I have encountered a strange problem whereby the total hits don't seem to be adding up when I use multiple filters.
I have an index with around 40 million documents. A typical document looks like something like this:
{
"postcodePrefix": "BD1",
"transactions": [
{
"price": 100000,
"category": "A",
"date": "2020-01-10"
},
{
"price": 200000,
"category": "B",
"date": "2020-01-20"
}
]
}
When I do simple query, for example:
POST /INDEXNAME/_search?size=0
{
"query": {
"bool": {
"must": [
{
"match": {
"postcodePrefix.keyword": "BD1"
}
}
]
}
}
}
The total hits comes back as 2766 (so far so good)

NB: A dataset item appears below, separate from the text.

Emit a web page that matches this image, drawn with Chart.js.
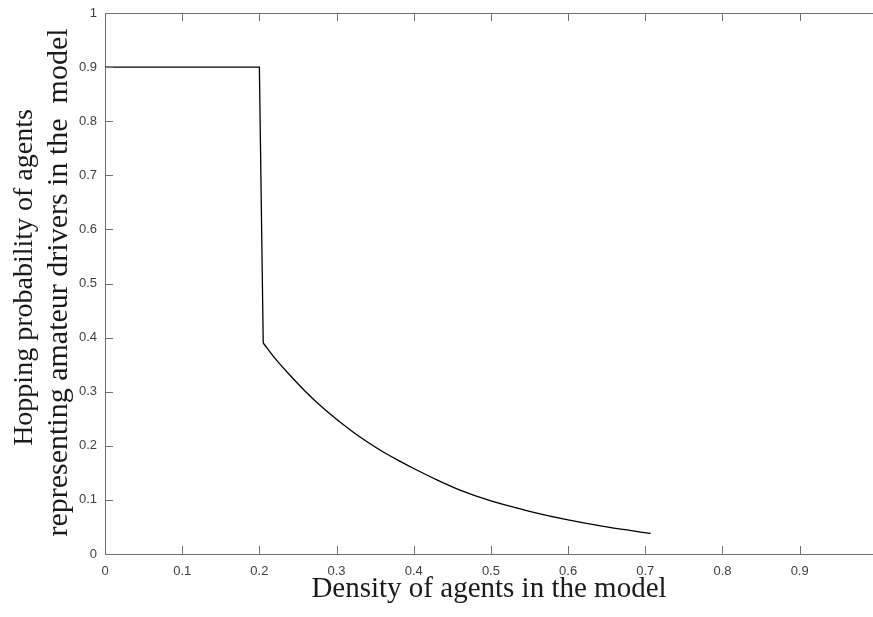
<!DOCTYPE html>
<html>
<head>
<meta charset="utf-8">
<script src="https://cdn.jsdelivr.net/npm/chart.js@4"></script>
<style>
  html, body { margin: 0; padding: 0; background: #fff; }
  #wrap { width: 873px; height: 617px; }
</style>
</head>
<body>
<div id="wrap"><canvas id="chart" width="873" height="617"></canvas></div>
<script>
// values
const density = [0, 0.2, 0.205, 0.22, 0.24, 0.26, 0.28, 0.30, 0.32, 0.34, 0.36, 0.38, 0.40, 0.43, 0.46, 0.50, 0.55, 0.60, 0.65, 0.707];
const hopping = [0.9, 0.9, 0.39, 0.362, 0.33, 0.30, 0.273, 0.249, 0.227, 0.207, 0.189, 0.173, 0.158, 0.137, 0.118, 0.098, 0.079, 0.063, 0.05, 0.038];
const xTicks = [0, 0.1, 0.2, 0.3, 0.4, 0.5, 0.6, 0.7, 0.8, 0.9];
const yTicks = [0, 0.1, 0.2, 0.3, 0.4, 0.5, 0.6, 0.7, 0.8, 0.9, 1];
const yTitle = ['Hopping probability of agents', 'representing amateur drivers in the  model'];

const axisColor = '#707070';
const tickLen = 8;
const points = density.map((d, i) => ({ x: d, y: hopping[i] }));

// MATLAB style: ticks point inward, box line on top
const innerTicks = {
  id: 'innerTicks',
  afterDraw(chart) {
    const { ctx, chartArea } = chart;
    const xs = chart.scales.x, ys = chart.scales.y;
    ctx.save();
    ctx.strokeStyle = axisColor;
    ctx.lineWidth = 1;
    ctx.beginPath();
    ctx.moveTo(chartArea.left, chartArea.top + 0.5);
    ctx.lineTo(chartArea.right, chartArea.top + 0.5);
    xTicks.forEach(v => {
      if (v === 0) return;
      const px = Math.round(xs.getPixelForValue(v)) + 0.5;
      ctx.moveTo(px, chartArea.bottom);
      ctx.lineTo(px, chartArea.bottom - tickLen);
      ctx.moveTo(px, chartArea.top);
      ctx.lineTo(px, chartArea.top + tickLen);
    });
    yTicks.forEach(v => {
      if (v === 0 || v === 1) return;
      const py = Math.round(ys.getPixelForValue(v)) + 0.5;
      ctx.moveTo(chartArea.left, py);
      ctx.lineTo(chartArea.left + tickLen, py);
    });
    ctx.stroke();

    // two-line rotated y title (second line is set a bit wider in the original)
    const cy = (chartArea.top + chartArea.bottom) / 2;
    ctx.fillStyle = '#1a1a1a';
    ctx.textAlign = 'center';
    ctx.textBaseline = 'middle';
    ctx.translate(0, cy);
    ctx.rotate(-Math.PI / 2);
    ctx.font = '28px "Liberation Serif"';
    ctx.fillText(yTitle[0], 6, 25);
    ctx.font = '30px "Liberation Serif"';
    ctx.fillText(yTitle[1], 1, 59);
    ctx.restore();
  }
};

const ctx = document.getElementById('chart').getContext('2d');
new Chart(ctx, {
  type: 'line',
  data: {
    datasets: [{
      // flat part and the drop
      data: points.slice(0, 3),
      borderColor: '#000',
      borderWidth: 1.3,
      pointRadius: 0,
      tension: 0,
      fill: false
    }, {
      // decaying part
      data: points.slice(2),
      borderColor: '#000',
      borderWidth: 1.3,
      pointRadius: 0,
      cubicInterpolationMode: 'monotone',
      fill: false
    }]
  },
  options: {
    responsive: false,
    animation: false,
    layout: { padding: { top: 13, right: 0, left: 0, bottom: 0 } },
    plugins: { legend: { display: false }, tooltip: { enabled: false } },
    scales: {
      x: {
        type: 'linear',
        min: 0,
        max: 0.995,
        afterFit: s => { s.height = 63; s.paddingLeft = 0; s.paddingRight = 0; },
        afterBuildTicks: s => { s.ticks = xTicks.map(v => ({ value: v })); },
        grid: { display: false, drawTicks: false },
        border: { display: true, color: axisColor, width: 1 },
        ticks: {
          color: '#404040',
          font: { family: 'Liberation Sans', size: 13 },
          padding: 10,
          maxRotation: 0,
          callback: v => String(Math.round(v * 10) / 10)
        },
        title: {
          display: true,
          text: 'Density of agents in the model',
          color: '#1a1a1a',
          font: { family: 'Liberation Serif', size: 29, lineHeight: 1.18 },
          padding: { top: 0, bottom: 10 }
        }
      },
      y: {
        type: 'linear',
        min: 0,
        max: 1,
        afterFit: s => { s.width = 105; s.paddingTop = 0; s.paddingBottom = 0; },
        afterBuildTicks: s => { s.ticks = yTicks.map(v => ({ value: v })); },
        grid: { display: false, drawTicks: false },
        border: { display: true, color: axisColor, width: 1 },
        ticks: {
          color: '#404040',
          font: { family: 'Liberation Sans', size: 13 },
          padding: 8,
          callback: v => String(Math.round(v * 10) / 10)
        },
        title: { display: false }
      }
    }
  },
  plugins: [innerTicks]
});
</script>
</body>
</html>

If I then add an additional nested query, for example:
POST /INDEXNAME/_search?size=0
{
"query": {
"bool": {
"must": [
{
"nested": {
"path": "transactions",
"query": {
"bool": {
"should": [
{
"match": {
"transactions.category": "A"
}
}
]
}
}
}
},
{
"match": {
"postcodePrefix.keyword": "BD1"
}
}
]
}
}
}
The total hits now comes back as 2230 (no problem yet)
Last but not least, if i run the nested query again but this time with category "B", the total hits now comes back as 705
(Please note that in the data there are only 2 possible categories, "A" and "B")
What i don't understand is how the following total hits are calculated:
- No category specified: 2766 hits
- Category A: 2230 hits
- Category B: 705 hits
Shouldn't the query where no category is specified return 2230 + 705 = 2935 hits?